When today’s workshop owners left school, it was considered a privilege to be signed up as an apprentice. It was a different time – the working conditions and pay weren’t great, but apprentices understood the importance of securing a job and a career. The greasy floors, the neglected toilet and the smoko room that looked like a bombsite didn’t even register.
Fast-forward 20 years – how things have changed. The current technician shortage has shifted the dynamic, with workshops chasing staff rather than staff chasing workshops. Suddenly, working conditions are important. The state of your workshop will determine your ability to attract quality staff who will make you money. We have preached about the importance of workshop presentation on workshop morale and customer perception for many years. You can now add recruitment to that list.
An inner-city workshop that we know of recently had its lease terminated, so the workshop owner had no option but to shut down operations. Word spread fast to other workshops and before long, most of the staff were getting phone calls with offers of employment. One highly trained technician organised interviews at several local workshops. A week later he was asked how the interviews were progressing. ‘Not good,’ he confessed. ‘When I saw what one workshop looked like, I just abandoned the interview. A couple of the others seemed OK from the outside but once I got inside, they were disorganised, messy and had no real desire to grasp new technologies. The pay they offered was good, but I soon realised I was going to go backwards, and at 35 that’s not what I’m after.’

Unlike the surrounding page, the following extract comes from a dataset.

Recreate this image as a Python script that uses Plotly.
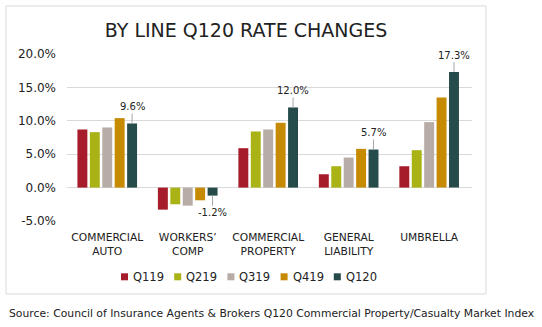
import plotly.graph_objects as go

# Lines of business and quarterly rate changes (%)
categories = ["COMMERCIAL<br>AUTO", "WORKERS’<br>COMP", "COMMERCIAL<br>PROPERTY",
              "GENERAL<br>LIABILITY", "UMBRELLA"]
quarters = ["Q119", "Q219", "Q319", "Q419", "Q120"]
q119 = [8.7, -3.3, 5.9, 2.0, 3.2]
q219 = [8.3, -2.5, 8.4, 3.2, 5.6]
q319 = [9.0, -2.7, 8.7, 4.5, 9.8]
q419 = [10.4, -1.9, 9.7, 5.8, 13.5]
q120 = [9.6, -1.2, 12.0, 5.7, 17.3]
series = [q119, q219, q319, q419, q120]
colors = ["#A61C2B", "#A9B316", "#B7ACA6", "#C68A03", "#264B4B"]
y_ticks = [-5, 0, 5, 10, 15, 20]
y_tick_labels = [f"{v:.1f}%" for v in y_ticks]

title_text = "BY LINE Q120 RATE CHANGES"
source_text = ("Source: Council of Insurance Agents & Brokers Q120 "
               "Commercial Property/Casualty Market Index")

FONT = "DejaVu Sans"
TEXT = "#222222"
GRID = "#D9D9D9"

# Page geometry in pixels
W, H = 542, 327
ML, MR, MT, MB = 67, 70, 54, 106
PW, PH = W - ML - MR, H - MT - MB
BARGAP, GROUPGAP = 0.228, 0.2


def px(x):
    return (x - ML) / PW


def py(y):
    return (H - MB - y) / PH


fig = go.Figure()
for name, vals, col in zip(quarters, series, colors):
    fig.add_trace(go.Bar(x=categories, y=vals, name=name, marker_color=col,
                         marker_line_width=0, showlegend=False))

# Value callouts on the latest quarter, with short leader lines
slot = (1 - BARGAP) / len(quarters)
offset = (len(quarters) - 1) / 2 * slot
annotations = []
for i, v in enumerate(q120):
    annotations.append(dict(
        x=i + offset, y=v, xref="x", yref="y",
        text=f"{v:.1f}%", showarrow=True, arrowhead=0, arrowwidth=1,
        arrowcolor="#A6A6A6", ax=0, ay=-17 if v >= 0 else 17, standoff=0,
        font=dict(family=FONT, size=10, color=TEXT)))

# Legend row
shapes = []
leg_x0, leg_pitch, leg_y = 121, 53.2, 276.8
for k, (name, col) in enumerate(zip(quarters, colors)):
    lx = leg_x0 + k * leg_pitch
    shapes.append(dict(type="rect", xref="paper", yref="paper",
                       x0=px(lx), x1=px(lx + 7), y0=py(leg_y + 3.5), y1=py(leg_y - 3.5),
                       fillcolor=col, line_width=0))
    annotations.append(dict(x=px(lx + 10), y=py(leg_y), xref="paper", yref="paper",
                            xanchor="left", yanchor="middle", showarrow=False,
                            text=name, font=dict(family=FONT, size=11.5, color=TEXT)))

# Chart frame
shapes.append(dict(type="rect", xref="paper", yref="paper",
                   x0=px(6), x1=px(486), y0=py(294), y1=py(6),
                   line=dict(color=GRID, width=1), fillcolor="rgba(0,0,0,0)"))

annotations.append(dict(x=px(7), y=py(313), xref="paper", yref="paper",
                        xanchor="left", yanchor="middle", showarrow=False,
                        text=source_text, font=dict(family=FONT, size=10.8, color=TEXT)))

fig.update_layout(
    width=W, height=H, margin=dict(l=ML, r=MR, t=MT, b=MB),
    paper_bgcolor="white", plot_bgcolor="white",
    barmode="group", bargap=BARGAP, bargroupgap=GROUPGAP,
    title=dict(text=title_text, xref="container", yref="container",
               x=246 / W, y=1 - 30 / H, xanchor="center", yanchor="middle",
               font=dict(family=FONT, size=19, color=TEXT)),
    font=dict(family=FONT, color=TEXT),
    xaxis=dict(showgrid=False, showline=False, ticks="", ticklabelstandoff=8,
               tickfont=dict(family=FONT, size=10.7, color=TEXT)),
    yaxis=dict(range=[-5, 20], tickmode="array", tickvals=y_ticks, ticktext=y_tick_labels,
               showgrid=True, gridcolor=GRID, gridwidth=1,
               zeroline=True, zerolinecolor=GRID, zerolinewidth=1,
               showline=False, ticks="", ticklabelstandoff=10,
               tickfont=dict(family=FONT, size=12, color=TEXT)),
    annotations=annotations, shapes=shapes,
)

fig.write_html("out.html")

That technician’s experience with workshops that may be looking to recruit or even retain quality technicians should trigger a big aha moment for their owners or management. Your average technician or mechanic with the attitude that a job is just a job may very well take anything, but not your quality technician who is focused on a mutually beneficial career. Quality technicians are demanding more, and so they should.

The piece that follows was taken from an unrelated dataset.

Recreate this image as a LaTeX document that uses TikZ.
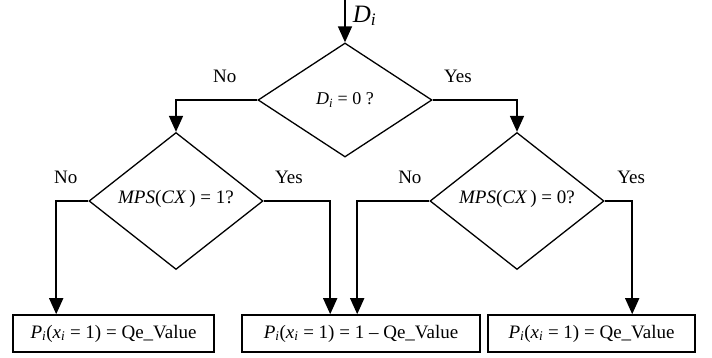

Another workshop we know well, in the Southeast Queensland area, reports that the current technician shortage is hitting his area hard – but he has bucked the trend. When he loses a staff member, the vacancy is filled very quickly. If you saw his workshop, the reason is obvious. It is clean and organised – the sort of workshop anyone would want to work in.

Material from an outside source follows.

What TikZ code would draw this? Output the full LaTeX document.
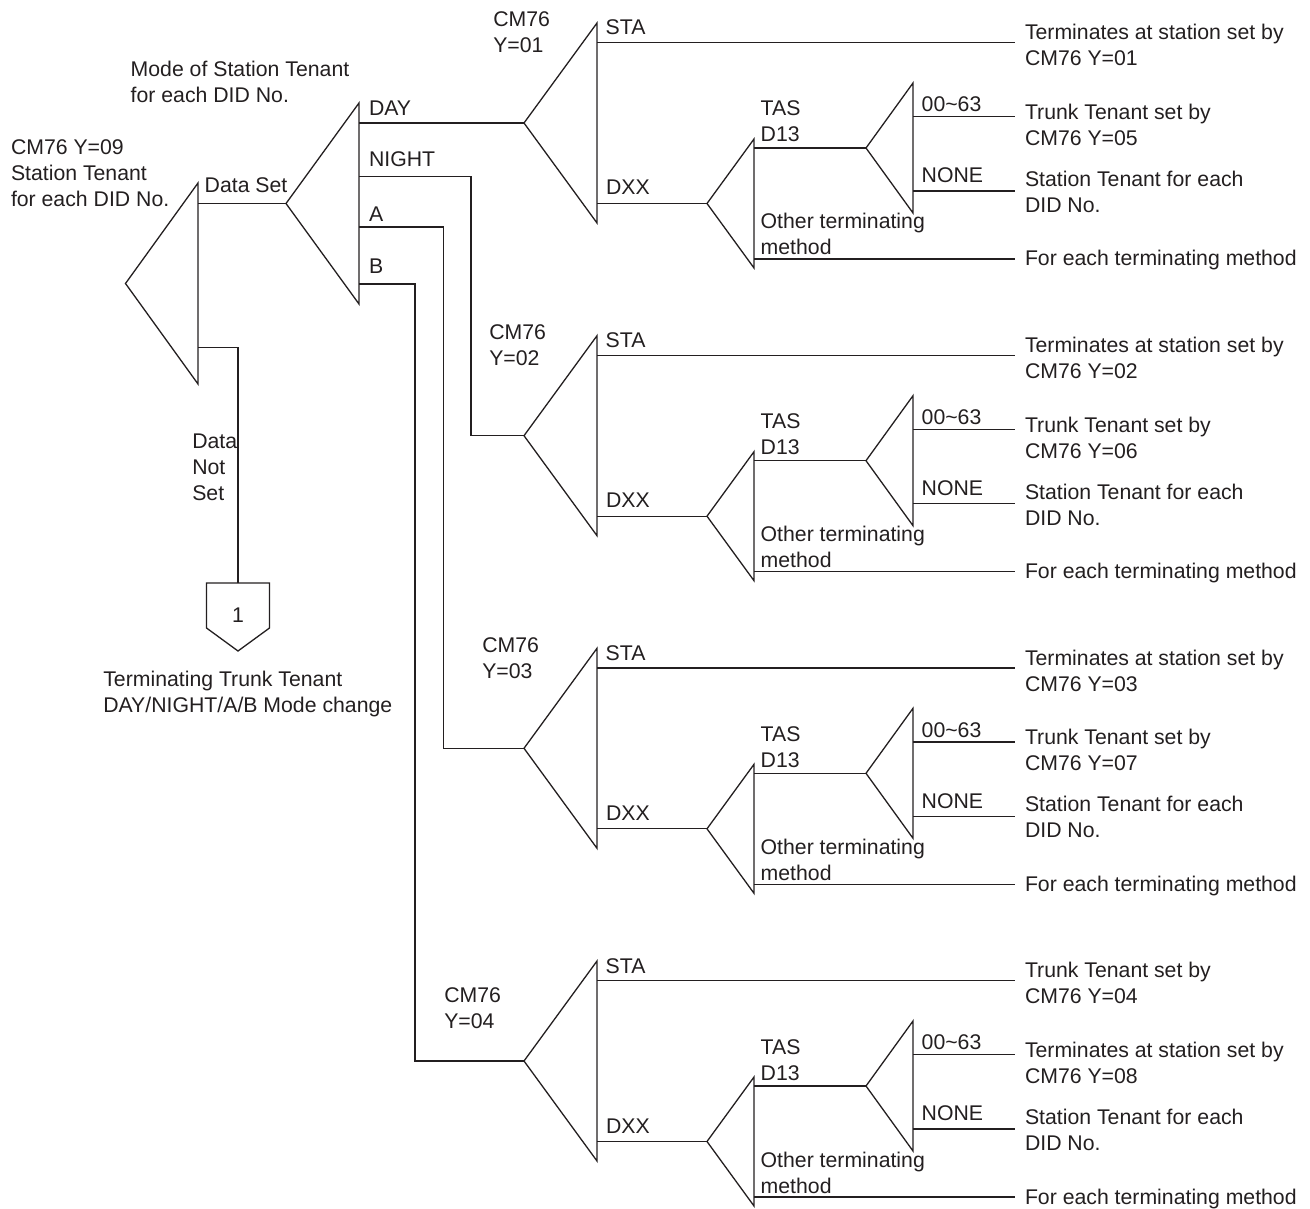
\documentclass[tikz,border=0pt]{standalone}
\usepackage{fontspec}
\setmainfont{Liberation Sans}
\usetikzlibrary{calc}
\definecolor{ink}{RGB}{35,31,32}
% left-aligned multi-line text whose baseline is the first line's baseline
\newcommand\stack[1]{\vtop{\halign{##\hfil\cr#1\crcr}}}

% one CM76 branch: #1 index, #2 vertical offset, #3/#4 position of the CM76 label,
% #5/#6 text at the STA end, #7/#8 text at the 00~63 end
\newcommand\branchgroup[8]{%
  \begin{scope}[yshift=-#2pt]
    % first fork: STA / DXX
    \coordinate (g#1-apex) at (524,123);
    \coordinate (g#1-top)  at (597,23);
    \coordinate (g#1-bot)  at (597,223);
    \draw[wire] (g#1-apex) -- (g#1-top) -- (g#1-bot) -- cycle;
    \coordinate (g#1-sta)    at (597,42.7);
    \coordinate (g#1-staend) at (1015,42.7);
    \draw[wire] (g#1-sta) -- (g#1-staend);
    % second fork: TAS D13 / other
    \coordinate (g#1-dxx)  at (597,203.5);
    \coordinate (g#1-dapex) at (707,203.5);
    \coordinate (g#1-dtop) at (754,139);
    \coordinate (g#1-dbot) at (754,268);
    \draw[wire] (g#1-dxx) -- (g#1-dapex);
    \draw[wire] (g#1-dapex) -- (g#1-dtop) -- (g#1-dbot) -- cycle;
    \coordinate (g#1-oth)    at (754,259);
    \coordinate (g#1-othend) at (1015,259);
    \draw[wire] (g#1-oth) -- (g#1-othend);
    % third fork: 00~63 / NONE
    \coordinate (g#1-tas)   at (754,148);
    \coordinate (g#1-tapex) at (866,148);
    \coordinate (g#1-ttop)  at (913,83);
    \coordinate (g#1-tbot)  at (913,213);
    \draw[wire] (g#1-tas) -- (g#1-tapex);
    \draw[wire] (g#1-tapex) -- (g#1-ttop) -- (g#1-tbot) -- cycle;
    \coordinate (g#1-rng)    at (913,116.7);
    \coordinate (g#1-rngend) at (1015,116.7);
    \coordinate (g#1-non)    at (913,191);
    \coordinate (g#1-nonend) at (1015,191);
    \draw[wire] (g#1-rng) -- (g#1-rngend);
    \draw[wire] (g#1-non) -- (g#1-nonend);
    % labels
    \node[lbl] (g#1-cm)   at (#3,#4)        {\stack{CM76\cr Y=0#1}};
    \node[lbl] (g#1-lsta) at (605.7,35)     {STA};
    \node[lbl] (g#1-ldxx) at (606,195)      {DXX};
    \node[lbl] (g#1-ltas) at (760.7,116)    {\stack{TAS\cr D13}};
    \node[lbl] (g#1-loth) at (760.7,229)    {\stack{Other terminating\cr method}};
    \node[lbl] (g#1-lrng) at (921.7,111.7)  {00\textasciitilde 63};
    \node[lbl] (g#1-lnon) at (921.7,182.7)  {NONE};
    \node[lbl] (g#1-ra)   at (1025,39.7)    {\stack{#5\cr #6}};
    \node[lbl] (g#1-rb)   at (1025,119.5)   {\stack{#7\cr #8}};
    \node[lbl] (g#1-rc)   at (1025,186.5)   {\stack{Station Tenant for each\cr DID No.}};
    \node[lbl] (g#1-rd)   at (1025,266)     {For each terminating method};
  \end{scope}}

\begin{document}
\begin{tikzpicture}[x=1pt,y=-1pt,
  wire/.style={draw=ink,line width=1.3pt,line join=miter},
  lbl/.style={anchor=base west,inner sep=0pt,outer sep=0pt,text=ink,
              font=\fontsize{21.25}{26}\selectfont}]
\useasboundingbox (0,0) rectangle (1310,1209);

% main fork: CM76 Y=09
\coordinate (m-apex) at (125.5,283.5);
\coordinate (m-top)  at (198,183);
\coordinate (m-bot)  at (198,384);
\draw[wire] (m-apex) -- (m-top) -- (m-bot) -- cycle;

% mode fork: DAY / NIGHT / A / B
\coordinate (m-set)  at (198,203.5);
\coordinate (s-apex) at (286,203.5);
\coordinate (s-top)  at (359,103);
\coordinate (s-bot)  at (359,304);
\draw[wire] (m-set) -- (s-apex);
\draw[wire] (s-apex) -- (s-top) -- (s-bot) -- cycle;

% the four CM76 branches
\branchgroup{1}{0}{493.3}{26.7}{Terminates at station set by}{CM76 Y=01}{Trunk Tenant set by}{CM76 Y=05}
\branchgroup{2}{312.7}{489.3}{26.3}{Terminates at station set by}{CM76 Y=02}{Trunk Tenant set by}{CM76 Y=06}
\branchgroup{3}{625.3}{482.3}{27}{Terminates at station set by}{CM76 Y=03}{Trunk Tenant set by}{CM76 Y=07}
\branchgroup{4}{938}{444.3}{64.7}{Trunk Tenant set by}{CM76 Y=04}{Terminates at station set by}{CM76 Y=08}

% mode outputs to the branches
\coordinate (s-day)   at (359,123);
\coordinate (s-night) at (359,176.7);
\coordinate (s-a)     at (359,227);
\coordinate (s-b)     at (359,284);
\coordinate (t-night) at (471,176.7);
\coordinate (t-a)     at (443.3,227);
\coordinate (t-b)     at (415,284);
\draw[wire] (s-day) -- (g1-apex);
\draw[wire] (s-night) -- (t-night) |- (g2-apex);
\draw[wire] (s-a) -- (t-a) |- (g3-apex);
\draw[wire] (s-b) -- (t-b) |- (g4-apex);

% "Data Not Set" path to off-page connector 1
\coordinate (m-notset) at (198,347.7);
\coordinate (t-notset) at (238,347.7);
\coordinate (pg-top)   at (238,583);
\draw[wire] (m-notset) -- (t-notset) -- (pg-top);
\draw[wire] (206.5,583) -- (269.5,583) -- (269.5,628) -- (238,651) -- (206.5,628) -- cycle;
\node[lbl,anchor=center] (pg) at (238,615) {1};

% labels
\node[lbl] (mode)  at (130.7,76.7) {\stack{Mode of Station Tenant\cr for each DID No.}};
\node[lbl] (cm09)  at (11,154.3)   {\stack{CM76 Y=09\cr Station Tenant\cr for each DID No.}};
\node[lbl] (dset)  at (204.7,192.7) {Data Set};
\node[lbl] (lday)  at (369,115.2)  {DAY};
\node[lbl] (lnight) at (369,166.9) {NIGHT};
\node[lbl] (la)    at (369,221.9)  {A};
\node[lbl] (lb)    at (369,273.5)  {B};
\node[lbl] (nset)  at (192.3,448)  {\stack{Data\cr Not\cr Set}};
\node[lbl] (mchg)  at (103.3,686.7) {\stack{Terminating Trunk Tenant\cr DAY/NIGHT/A/B Mode change}};
\end{tikzpicture}
\end{document}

The more you think about these stories, the more you realise the importance of presentation. You might have learnt to live with the paint peeling off the walls of the office and the piles of junk in every corner, but your potential recruits will notice these things immediately. The good ones will keep walking until they find a well-run and clean workshop – and there’s a good number of those out there.
The best bosses deserve the best staff and the best staff deserve the best workplaces. So ask yourself: when was the last time you had a uniform change, workshop makeover or reception area clean-up? When was the last time you asked your staff what you could do to make the workplace a better place to work? When was the last time you asked your staff what equipment you needed to invest in? And, most importantly, ask yourself if your working conditions are better than the competition down the road?